The video opens up in a white infinite void, where obvious sweatshop workers are on display, while throughout the video, various clips of a model-like man and woman couple display an Eddie Bauer-esque sense of blithe ignorance. I remember watching the video as a kid, and thinking about how a few years earlier, my mother was tsking at the reporting of Nike’s infamous sweatshop scandal. Rage hit the nail on the head with this video, and to this day it still is all I picture whenever I hear the song. A few years later, nearly every rock band had a statement to make, in particular about former president George W. Bush.

Politics aside, one has to admit that the video for “Megalomaniac” by Incubus is an incredibly effective of display of impressive collage art that perpetrates the terror of tyranny, imperialism, and falseness in American icon worship. This politically charged video and song are an interesting and impressive display of the culture of fear that the first decade of the new millennium was all about. Looking back at this particular pop song, it’s incredibly daunting today, considering how relevant it still is to the war-mongering, secrecy and media-blindness that culmination of our ever-crumbling infrastructure. Fortunately, out of struggle, music tends to appear to be more aware, more daring and in many cases revolutionary. This certainly can be said about the music and music video for Janelle Monae & Erykah Badu’s new single “Q.U.E.E.N.”

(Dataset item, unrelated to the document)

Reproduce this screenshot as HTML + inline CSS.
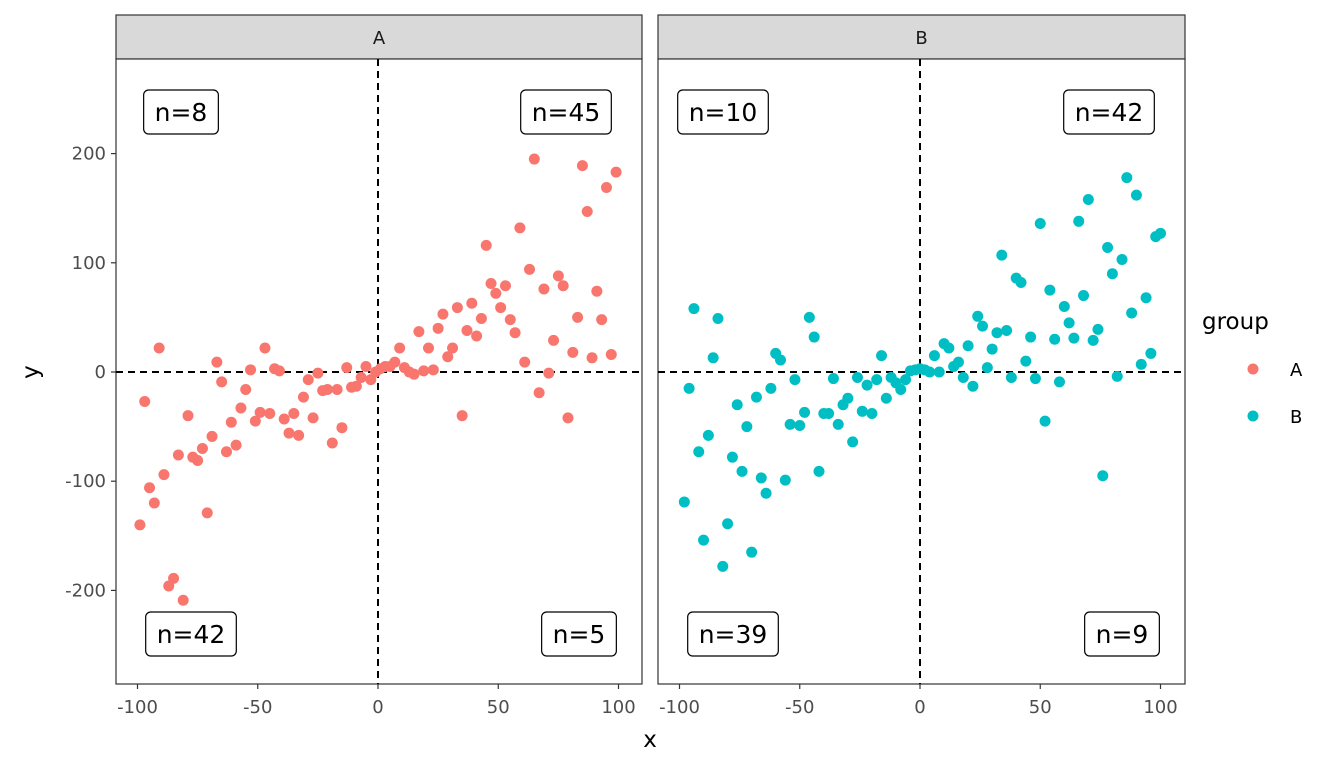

But what’s particularly interesting about “Q.U.E.E.N.” is how subtly rebellious the entire video is. Everything is in black and white, which serves as a brilliant platform for the message of the song. Janelle and Erykah Badu (known in the video as “Badula Oblongata”) exist in a futuristic museum piece of rebels, where mini-references towards fashion expectations of men and women create this very eye-opening video experience, that many could miss, but those who don’t can be overwhelmingly impressed by. Lastly, the song is a huge statement, and in the last verse of it Janelle raps some serious truth in lines like “They keep us underground working hard for the greedy/But when it’s time pay they turn around and call us needy” and “Will you be electric sheep?/Electric ladies, will you sleep?/Or will you preach?” That last verse where goes really hard shows Janelle in this Bond-like light display, and one of the reasons it’s so real is because it shows Janelle in her uniform: a tuxedo. By simply wearing that tuxedo, Janelle shows her ability to be a queen and to escape the expectations of pop stardom, femininity, and African-American women.

Looking back at compilations like Rock Against Bush or Green Day’s American Idiot, and even some of Eminem’s political songs, some of these songs were so overtly angry that it seemed nauseating at times. Though Rage Against The Machine and Incubus were overt as well, there seemed to be a sense of “waking up” while sitting on your couch eating Cheetos and watching MTV music videos. Art pop on the other hand, well, it’s only recently starting to make a comeback, thanks to the previous decade’s massive influence of “indie” culture. Though Janelle Monae certainly isn’t the first of the modern era to strive for artistic-pop stardom, she’s definitely one of the most impressive. She’s like if Miles Davis had the pipes of Tina Turner and the lyrics of Q-Tip, and though she may not be quite on her way to something like In A Silent Way, “Q.U.E.E.N.” is definitely her first instant-classics, and its empowering message is the reason. Us “millennials” are brewing up some seriously impressive counter-culture, and though are society’s problems are far from over, radical music like the aforementioned, are ones to incite just enough empowerment to want to fix them.